## What is expected
In the entries below, find the line containing "What seaborn and" and the line containing "import seaborn as sns". Copy those two lines and everything between them exactly, and only that.

## Supplied data

========

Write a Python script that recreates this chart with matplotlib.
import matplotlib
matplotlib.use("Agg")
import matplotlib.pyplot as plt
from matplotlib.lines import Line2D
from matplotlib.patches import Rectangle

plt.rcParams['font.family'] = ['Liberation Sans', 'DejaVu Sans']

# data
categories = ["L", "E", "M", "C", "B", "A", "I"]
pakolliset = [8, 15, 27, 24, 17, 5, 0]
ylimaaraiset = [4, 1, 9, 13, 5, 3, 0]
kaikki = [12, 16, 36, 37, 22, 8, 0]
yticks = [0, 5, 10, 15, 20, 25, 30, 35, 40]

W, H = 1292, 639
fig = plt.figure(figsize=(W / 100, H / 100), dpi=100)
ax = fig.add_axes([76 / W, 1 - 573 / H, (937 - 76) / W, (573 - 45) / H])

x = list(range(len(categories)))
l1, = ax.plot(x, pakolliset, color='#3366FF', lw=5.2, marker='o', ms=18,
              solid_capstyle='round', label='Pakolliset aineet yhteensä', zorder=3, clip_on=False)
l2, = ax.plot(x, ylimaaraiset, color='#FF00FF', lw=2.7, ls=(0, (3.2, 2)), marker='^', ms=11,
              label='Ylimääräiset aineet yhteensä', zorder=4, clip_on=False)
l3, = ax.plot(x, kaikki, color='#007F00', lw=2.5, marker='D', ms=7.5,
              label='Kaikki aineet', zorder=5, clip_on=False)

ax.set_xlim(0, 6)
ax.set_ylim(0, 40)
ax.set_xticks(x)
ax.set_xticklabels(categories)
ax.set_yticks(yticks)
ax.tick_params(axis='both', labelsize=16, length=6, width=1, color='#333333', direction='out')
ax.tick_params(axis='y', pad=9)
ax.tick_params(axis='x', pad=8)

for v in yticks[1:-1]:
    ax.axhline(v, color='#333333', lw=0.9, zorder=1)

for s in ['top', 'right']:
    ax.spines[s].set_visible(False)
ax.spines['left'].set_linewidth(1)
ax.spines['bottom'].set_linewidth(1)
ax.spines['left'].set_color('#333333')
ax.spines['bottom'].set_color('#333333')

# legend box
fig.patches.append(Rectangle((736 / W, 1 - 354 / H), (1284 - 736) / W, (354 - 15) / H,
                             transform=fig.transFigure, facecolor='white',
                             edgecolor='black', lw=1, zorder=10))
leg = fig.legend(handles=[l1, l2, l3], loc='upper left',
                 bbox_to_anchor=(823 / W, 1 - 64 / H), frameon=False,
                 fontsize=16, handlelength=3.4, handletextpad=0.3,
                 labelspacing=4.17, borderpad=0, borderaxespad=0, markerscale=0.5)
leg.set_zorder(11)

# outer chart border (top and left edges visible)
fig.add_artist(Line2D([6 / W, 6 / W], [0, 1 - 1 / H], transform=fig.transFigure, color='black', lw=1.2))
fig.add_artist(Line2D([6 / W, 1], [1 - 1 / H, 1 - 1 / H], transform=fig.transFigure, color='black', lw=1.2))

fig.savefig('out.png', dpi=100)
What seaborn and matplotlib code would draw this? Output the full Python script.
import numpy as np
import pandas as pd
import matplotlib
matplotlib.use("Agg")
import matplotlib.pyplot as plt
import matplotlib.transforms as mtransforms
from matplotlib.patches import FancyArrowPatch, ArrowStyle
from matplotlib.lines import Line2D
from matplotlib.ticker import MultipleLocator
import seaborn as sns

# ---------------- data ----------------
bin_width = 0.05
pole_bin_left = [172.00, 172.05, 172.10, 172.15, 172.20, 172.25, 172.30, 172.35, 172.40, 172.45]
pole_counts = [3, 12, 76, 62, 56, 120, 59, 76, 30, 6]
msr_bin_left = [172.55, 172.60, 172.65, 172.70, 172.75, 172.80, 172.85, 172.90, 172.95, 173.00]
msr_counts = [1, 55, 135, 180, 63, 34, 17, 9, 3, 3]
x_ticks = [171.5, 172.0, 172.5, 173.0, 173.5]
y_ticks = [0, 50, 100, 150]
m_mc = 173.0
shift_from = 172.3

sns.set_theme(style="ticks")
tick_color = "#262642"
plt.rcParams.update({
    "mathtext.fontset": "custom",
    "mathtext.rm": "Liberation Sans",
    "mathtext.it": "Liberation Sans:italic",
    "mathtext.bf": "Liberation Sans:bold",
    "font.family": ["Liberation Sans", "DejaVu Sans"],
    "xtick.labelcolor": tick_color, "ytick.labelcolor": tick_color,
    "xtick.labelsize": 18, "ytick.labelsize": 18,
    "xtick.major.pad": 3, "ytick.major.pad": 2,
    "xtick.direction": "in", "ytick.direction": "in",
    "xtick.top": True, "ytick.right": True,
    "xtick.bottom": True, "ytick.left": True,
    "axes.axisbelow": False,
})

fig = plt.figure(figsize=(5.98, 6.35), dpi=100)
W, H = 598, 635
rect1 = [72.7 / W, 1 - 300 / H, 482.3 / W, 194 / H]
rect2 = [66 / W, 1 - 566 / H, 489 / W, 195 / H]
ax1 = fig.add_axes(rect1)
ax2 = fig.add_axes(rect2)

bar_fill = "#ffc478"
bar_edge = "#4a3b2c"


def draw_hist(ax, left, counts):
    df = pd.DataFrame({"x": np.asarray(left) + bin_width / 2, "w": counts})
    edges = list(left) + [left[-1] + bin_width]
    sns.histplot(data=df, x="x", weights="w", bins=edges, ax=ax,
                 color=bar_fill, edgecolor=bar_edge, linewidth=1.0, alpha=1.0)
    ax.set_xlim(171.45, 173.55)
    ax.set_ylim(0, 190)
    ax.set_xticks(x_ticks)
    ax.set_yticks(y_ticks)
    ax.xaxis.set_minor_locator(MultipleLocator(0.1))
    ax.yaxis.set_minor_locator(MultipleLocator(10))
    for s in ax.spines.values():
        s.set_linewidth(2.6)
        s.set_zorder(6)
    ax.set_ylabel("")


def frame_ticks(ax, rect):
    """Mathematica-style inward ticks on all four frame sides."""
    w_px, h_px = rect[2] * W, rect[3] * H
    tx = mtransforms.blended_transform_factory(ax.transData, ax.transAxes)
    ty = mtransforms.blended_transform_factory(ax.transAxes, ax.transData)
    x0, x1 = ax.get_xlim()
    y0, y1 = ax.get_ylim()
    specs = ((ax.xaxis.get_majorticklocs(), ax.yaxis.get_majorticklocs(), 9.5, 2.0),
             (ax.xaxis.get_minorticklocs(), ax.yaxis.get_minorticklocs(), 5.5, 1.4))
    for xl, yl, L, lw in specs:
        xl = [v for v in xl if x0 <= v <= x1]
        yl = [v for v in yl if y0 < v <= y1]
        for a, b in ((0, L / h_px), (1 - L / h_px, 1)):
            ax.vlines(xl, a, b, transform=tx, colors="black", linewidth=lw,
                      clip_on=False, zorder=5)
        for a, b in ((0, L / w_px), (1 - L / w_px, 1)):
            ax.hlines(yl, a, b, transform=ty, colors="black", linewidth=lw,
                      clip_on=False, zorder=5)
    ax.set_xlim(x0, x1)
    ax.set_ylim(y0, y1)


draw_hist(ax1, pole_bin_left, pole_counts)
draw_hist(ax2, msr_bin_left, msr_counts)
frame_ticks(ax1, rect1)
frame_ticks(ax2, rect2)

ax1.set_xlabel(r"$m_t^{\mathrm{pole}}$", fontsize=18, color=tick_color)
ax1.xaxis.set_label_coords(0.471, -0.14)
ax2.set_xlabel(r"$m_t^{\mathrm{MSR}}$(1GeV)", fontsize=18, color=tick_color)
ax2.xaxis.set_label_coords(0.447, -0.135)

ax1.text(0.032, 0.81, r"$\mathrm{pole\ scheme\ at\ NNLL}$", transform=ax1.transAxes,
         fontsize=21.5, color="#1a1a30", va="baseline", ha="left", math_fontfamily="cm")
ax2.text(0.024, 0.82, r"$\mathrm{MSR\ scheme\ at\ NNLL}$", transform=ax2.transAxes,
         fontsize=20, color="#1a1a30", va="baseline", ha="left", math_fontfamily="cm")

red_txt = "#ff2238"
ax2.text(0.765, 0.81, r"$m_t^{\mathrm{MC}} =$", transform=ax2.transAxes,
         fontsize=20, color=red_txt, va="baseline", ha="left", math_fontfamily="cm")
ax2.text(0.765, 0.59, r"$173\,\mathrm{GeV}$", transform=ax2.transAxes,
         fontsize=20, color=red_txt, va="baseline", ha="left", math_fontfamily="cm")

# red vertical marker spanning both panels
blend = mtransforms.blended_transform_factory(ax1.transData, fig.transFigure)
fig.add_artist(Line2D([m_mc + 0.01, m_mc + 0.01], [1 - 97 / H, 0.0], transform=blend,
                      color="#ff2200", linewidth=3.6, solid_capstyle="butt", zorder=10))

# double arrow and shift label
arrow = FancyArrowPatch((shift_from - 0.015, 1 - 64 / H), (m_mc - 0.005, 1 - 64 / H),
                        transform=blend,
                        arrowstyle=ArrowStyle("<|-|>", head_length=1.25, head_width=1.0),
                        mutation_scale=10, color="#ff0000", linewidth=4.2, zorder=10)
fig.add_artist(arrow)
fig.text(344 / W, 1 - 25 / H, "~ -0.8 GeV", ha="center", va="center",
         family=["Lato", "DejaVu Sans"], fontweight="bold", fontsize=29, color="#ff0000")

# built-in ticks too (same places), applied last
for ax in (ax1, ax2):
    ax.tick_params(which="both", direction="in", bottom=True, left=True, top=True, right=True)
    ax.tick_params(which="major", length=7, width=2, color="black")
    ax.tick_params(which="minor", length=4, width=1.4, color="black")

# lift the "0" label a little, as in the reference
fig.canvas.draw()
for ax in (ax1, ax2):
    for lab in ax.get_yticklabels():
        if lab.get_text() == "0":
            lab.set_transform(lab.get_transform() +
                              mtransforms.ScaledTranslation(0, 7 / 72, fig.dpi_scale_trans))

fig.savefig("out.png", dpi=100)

========

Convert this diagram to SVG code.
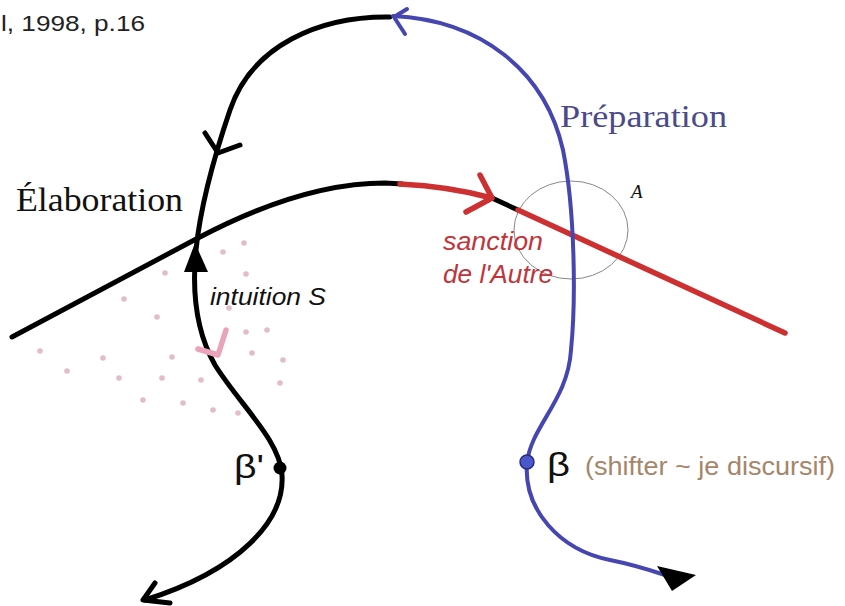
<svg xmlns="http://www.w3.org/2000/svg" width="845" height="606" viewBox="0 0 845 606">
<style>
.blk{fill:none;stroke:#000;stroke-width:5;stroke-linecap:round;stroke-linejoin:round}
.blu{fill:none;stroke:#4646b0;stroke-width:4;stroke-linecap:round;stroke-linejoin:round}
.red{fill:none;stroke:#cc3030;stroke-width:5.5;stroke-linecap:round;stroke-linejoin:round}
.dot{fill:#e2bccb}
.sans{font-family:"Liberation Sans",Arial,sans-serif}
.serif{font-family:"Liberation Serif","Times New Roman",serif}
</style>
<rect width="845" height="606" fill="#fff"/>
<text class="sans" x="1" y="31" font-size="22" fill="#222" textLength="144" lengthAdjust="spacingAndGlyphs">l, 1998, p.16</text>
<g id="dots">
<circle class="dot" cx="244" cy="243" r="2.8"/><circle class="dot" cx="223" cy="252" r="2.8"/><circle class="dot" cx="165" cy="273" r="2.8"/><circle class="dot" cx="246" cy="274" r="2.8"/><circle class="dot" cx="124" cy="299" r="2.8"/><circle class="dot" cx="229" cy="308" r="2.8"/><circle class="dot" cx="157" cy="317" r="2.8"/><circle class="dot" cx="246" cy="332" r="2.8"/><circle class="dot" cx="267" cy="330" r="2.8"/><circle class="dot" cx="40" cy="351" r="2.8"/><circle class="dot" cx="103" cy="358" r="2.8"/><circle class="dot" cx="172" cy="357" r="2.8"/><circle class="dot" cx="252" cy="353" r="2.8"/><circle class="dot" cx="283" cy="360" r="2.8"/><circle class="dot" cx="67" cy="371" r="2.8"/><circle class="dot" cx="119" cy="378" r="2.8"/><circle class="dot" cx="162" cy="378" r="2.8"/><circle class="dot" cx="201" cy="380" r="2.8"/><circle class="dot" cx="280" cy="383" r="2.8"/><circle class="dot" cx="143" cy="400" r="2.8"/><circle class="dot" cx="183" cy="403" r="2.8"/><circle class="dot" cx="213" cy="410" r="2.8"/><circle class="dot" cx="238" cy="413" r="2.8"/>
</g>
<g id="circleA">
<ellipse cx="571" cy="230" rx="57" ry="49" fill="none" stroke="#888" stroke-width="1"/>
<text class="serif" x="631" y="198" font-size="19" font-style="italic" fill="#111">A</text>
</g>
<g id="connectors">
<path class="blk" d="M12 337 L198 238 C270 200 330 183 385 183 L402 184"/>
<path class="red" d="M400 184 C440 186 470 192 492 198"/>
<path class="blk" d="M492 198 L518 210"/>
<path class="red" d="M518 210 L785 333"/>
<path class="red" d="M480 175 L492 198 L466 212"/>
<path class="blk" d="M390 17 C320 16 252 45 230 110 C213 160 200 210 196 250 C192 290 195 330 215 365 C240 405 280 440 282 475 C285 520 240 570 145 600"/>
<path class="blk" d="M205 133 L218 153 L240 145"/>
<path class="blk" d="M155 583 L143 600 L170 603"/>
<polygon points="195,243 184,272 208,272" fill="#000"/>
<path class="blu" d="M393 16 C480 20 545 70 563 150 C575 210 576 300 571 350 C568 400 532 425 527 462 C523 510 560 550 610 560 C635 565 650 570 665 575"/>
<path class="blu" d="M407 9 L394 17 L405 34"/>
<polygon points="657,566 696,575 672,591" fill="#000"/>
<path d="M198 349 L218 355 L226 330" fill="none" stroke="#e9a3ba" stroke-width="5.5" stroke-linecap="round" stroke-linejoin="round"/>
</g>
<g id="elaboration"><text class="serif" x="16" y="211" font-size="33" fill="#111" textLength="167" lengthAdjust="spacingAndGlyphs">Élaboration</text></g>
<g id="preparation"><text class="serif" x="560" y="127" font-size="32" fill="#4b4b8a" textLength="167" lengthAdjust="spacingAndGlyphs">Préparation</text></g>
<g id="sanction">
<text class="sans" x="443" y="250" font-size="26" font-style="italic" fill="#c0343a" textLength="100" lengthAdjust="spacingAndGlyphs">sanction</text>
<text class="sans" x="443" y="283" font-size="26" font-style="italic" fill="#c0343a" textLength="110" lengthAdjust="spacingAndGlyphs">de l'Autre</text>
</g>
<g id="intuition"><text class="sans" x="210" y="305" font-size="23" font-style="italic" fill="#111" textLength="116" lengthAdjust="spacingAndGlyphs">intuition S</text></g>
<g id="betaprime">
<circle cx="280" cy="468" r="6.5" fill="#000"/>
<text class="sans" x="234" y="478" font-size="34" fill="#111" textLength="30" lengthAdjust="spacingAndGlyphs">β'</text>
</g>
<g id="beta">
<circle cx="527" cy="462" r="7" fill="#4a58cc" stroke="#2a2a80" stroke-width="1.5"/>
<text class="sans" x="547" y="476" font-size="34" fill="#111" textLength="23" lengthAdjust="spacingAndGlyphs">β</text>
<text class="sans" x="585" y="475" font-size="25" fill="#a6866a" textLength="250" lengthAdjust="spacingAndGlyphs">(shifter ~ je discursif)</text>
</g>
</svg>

========

## Solution to this exercise
What seaborn and matplotlib code would draw this? Output the full Python script.
import numpy as np
import pandas as pd
import matplotlib
matplotlib.use("Agg")
import matplotlib.pyplot as plt
import matplotlib.transforms as mtransforms
from matplotlib.patches import FancyArrowPatch, ArrowStyle
from matplotlib.lines import Line2D
from matplotlib.ticker import MultipleLocator
import seaborn as sns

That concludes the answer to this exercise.